How government can put RBI's Rs 1.76 lakh crore windfall to best use

By Ram Singh
On Monday, the Reserve Bank of India (RBI)
transferred Rs 1.76 lakh crore to GoI. It’s a much-needed shot in the arm of the finance ministry that, last Friday, had announced a raft of measures to revive the economy. These measures — recapitalisation of banks, refund of input tax credits to businesses and exporters, clearing of dues of public sector undertakings (PSUs) — are aimed at improving liquidity in the system. By reducing the fiscal deficit, the RBI transfers will further help improve availability of funds for the private sector. But the real problem isn’t a shortage of liquidity. Money hasn’t disappeared from the system. It’s just that nobody wants to use it for investment. Interests are low, and expected to fall further, and global debt with negative yields has ballooned to $17 trillion. With plummeted cost of debt, one would expect investors to queue up to borrow to invest. But that’s not happening. The debt-equity ratio is at an all-time low. Consequently, the total investment has declined to less than 30% of GDP, lowest in the last 15 years. 

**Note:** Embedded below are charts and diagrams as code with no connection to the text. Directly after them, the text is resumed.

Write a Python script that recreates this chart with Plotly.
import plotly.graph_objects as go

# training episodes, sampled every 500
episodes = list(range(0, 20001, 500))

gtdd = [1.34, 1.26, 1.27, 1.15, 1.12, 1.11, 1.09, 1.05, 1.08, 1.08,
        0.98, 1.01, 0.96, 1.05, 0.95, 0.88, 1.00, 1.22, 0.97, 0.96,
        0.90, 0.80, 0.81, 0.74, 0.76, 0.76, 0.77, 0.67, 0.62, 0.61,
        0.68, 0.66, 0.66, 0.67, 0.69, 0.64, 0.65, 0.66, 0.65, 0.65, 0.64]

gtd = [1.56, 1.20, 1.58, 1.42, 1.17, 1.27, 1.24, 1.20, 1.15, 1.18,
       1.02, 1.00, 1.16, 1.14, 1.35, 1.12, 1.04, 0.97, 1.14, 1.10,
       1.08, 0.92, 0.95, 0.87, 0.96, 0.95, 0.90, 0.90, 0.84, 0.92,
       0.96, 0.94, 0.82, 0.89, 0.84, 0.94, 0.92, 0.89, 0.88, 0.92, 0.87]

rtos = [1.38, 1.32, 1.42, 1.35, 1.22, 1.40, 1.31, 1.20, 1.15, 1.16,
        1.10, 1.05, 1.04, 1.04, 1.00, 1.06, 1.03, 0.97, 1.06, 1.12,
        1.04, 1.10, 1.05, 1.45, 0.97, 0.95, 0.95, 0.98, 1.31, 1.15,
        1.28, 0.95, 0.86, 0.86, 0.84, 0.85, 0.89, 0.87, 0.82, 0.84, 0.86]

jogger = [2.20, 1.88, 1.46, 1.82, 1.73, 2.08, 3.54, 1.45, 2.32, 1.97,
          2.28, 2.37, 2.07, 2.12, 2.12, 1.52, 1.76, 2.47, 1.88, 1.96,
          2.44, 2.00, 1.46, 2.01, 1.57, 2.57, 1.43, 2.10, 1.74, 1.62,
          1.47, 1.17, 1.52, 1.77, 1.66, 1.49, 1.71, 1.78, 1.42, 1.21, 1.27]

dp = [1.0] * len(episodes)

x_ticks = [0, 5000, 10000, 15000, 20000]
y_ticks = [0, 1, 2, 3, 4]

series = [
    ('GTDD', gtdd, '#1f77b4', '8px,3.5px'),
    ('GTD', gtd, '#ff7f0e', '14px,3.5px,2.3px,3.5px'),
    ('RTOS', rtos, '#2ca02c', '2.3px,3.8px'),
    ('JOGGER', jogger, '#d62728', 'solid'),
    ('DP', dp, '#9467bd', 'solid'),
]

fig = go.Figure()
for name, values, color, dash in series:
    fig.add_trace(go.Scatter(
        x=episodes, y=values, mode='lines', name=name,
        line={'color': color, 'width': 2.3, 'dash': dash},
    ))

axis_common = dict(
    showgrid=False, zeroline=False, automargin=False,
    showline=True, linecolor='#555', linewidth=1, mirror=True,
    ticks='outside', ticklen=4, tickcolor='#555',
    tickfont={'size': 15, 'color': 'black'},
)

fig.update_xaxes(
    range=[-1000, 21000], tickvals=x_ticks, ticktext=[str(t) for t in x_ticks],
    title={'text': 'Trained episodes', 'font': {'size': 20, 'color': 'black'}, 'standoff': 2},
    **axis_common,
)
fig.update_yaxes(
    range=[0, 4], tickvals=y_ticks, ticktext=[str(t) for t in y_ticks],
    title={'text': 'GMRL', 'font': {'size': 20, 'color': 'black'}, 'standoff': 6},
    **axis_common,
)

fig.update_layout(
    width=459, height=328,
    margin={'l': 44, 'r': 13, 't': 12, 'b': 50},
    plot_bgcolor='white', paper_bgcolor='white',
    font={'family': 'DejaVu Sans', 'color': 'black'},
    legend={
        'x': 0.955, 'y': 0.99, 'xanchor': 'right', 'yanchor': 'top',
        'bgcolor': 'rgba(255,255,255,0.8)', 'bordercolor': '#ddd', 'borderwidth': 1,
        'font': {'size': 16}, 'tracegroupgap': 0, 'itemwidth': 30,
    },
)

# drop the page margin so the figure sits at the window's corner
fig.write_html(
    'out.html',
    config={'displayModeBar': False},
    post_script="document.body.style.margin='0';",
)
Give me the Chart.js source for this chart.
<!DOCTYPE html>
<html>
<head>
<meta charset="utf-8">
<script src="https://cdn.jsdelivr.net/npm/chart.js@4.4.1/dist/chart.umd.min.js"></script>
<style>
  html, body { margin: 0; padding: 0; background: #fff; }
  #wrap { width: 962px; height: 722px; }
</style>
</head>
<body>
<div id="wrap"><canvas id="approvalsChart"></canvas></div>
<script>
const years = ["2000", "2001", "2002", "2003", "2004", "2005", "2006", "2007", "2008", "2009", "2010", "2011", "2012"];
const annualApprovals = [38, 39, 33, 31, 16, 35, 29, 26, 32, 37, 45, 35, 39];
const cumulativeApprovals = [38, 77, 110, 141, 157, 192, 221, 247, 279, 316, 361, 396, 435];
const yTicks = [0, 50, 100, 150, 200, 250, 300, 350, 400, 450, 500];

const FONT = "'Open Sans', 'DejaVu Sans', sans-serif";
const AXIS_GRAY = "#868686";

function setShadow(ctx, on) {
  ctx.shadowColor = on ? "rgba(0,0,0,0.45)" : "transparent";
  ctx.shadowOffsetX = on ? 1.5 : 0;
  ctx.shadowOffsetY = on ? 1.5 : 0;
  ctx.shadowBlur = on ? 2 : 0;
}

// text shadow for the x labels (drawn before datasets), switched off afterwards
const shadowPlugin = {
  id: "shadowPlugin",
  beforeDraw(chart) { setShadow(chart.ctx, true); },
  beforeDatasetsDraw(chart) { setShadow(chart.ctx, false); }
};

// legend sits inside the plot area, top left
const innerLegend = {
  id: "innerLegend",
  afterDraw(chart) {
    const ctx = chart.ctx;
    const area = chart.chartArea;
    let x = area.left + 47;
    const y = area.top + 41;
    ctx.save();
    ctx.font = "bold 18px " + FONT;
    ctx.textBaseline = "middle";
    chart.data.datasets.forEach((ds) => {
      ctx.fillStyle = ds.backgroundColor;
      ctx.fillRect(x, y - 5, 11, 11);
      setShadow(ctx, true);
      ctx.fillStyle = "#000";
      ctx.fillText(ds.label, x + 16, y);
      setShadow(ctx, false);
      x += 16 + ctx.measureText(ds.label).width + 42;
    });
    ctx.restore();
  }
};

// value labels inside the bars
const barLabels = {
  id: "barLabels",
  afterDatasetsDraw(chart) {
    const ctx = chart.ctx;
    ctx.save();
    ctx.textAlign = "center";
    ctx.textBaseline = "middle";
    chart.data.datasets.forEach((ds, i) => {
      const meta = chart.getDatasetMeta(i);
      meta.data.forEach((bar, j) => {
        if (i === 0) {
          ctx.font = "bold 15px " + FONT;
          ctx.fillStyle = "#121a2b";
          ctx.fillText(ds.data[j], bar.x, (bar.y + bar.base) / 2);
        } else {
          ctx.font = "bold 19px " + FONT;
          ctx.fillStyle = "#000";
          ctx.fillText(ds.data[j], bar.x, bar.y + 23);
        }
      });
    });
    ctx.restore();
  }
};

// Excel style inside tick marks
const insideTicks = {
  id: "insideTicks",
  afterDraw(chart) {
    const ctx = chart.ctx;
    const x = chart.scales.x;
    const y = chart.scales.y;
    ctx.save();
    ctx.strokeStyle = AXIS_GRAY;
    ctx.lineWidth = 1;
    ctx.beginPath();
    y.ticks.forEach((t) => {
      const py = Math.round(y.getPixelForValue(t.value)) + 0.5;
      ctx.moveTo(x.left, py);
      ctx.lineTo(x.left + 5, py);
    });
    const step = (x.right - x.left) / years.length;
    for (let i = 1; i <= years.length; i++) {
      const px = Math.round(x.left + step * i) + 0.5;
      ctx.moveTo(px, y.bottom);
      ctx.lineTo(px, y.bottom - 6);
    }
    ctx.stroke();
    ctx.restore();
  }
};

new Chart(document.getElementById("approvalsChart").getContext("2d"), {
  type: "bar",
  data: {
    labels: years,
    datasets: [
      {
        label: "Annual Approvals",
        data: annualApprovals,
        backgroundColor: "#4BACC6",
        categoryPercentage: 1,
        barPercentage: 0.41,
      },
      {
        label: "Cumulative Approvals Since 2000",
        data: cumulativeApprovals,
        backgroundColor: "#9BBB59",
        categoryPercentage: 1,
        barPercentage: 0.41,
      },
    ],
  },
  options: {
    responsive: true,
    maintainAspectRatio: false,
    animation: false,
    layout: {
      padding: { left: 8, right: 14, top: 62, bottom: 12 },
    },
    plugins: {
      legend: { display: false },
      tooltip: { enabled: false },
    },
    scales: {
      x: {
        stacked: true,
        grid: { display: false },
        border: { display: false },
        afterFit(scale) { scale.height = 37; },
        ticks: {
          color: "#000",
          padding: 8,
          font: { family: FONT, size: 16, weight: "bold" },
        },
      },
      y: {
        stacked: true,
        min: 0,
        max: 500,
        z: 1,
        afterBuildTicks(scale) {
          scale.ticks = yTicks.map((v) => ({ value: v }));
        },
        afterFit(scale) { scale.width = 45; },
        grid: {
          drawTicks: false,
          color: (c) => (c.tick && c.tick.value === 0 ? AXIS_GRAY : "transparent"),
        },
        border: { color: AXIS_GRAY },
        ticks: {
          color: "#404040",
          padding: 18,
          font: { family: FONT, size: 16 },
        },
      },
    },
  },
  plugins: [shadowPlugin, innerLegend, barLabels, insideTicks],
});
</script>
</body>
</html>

Clearly, increase in liquidity in itself is not enough. Moreover, GoI appears to be rigid about fiscal deficit targets, and tax collection is expected
to fall short of expectations. Still, several measures can be taken without violating fiscal
limits. GoI should use the RBI reserves received to expedite investment of Rs 2,27,849
crore budgeted for the Pradhan Mantri Gram Sadak Yojana, Bharat Mala and the Indian
Railways. Today, infrastructure investment is key to reviving the economy.
Bundles of roads, highway, railway tracks and urban development projects should be rolled
out double-quick. This will immediately boost core sectors like steel, cement, petroleum
and power. It will also attract private sector investment in infrastructure and increase
competitiveness by reducing logistical bottlenecks.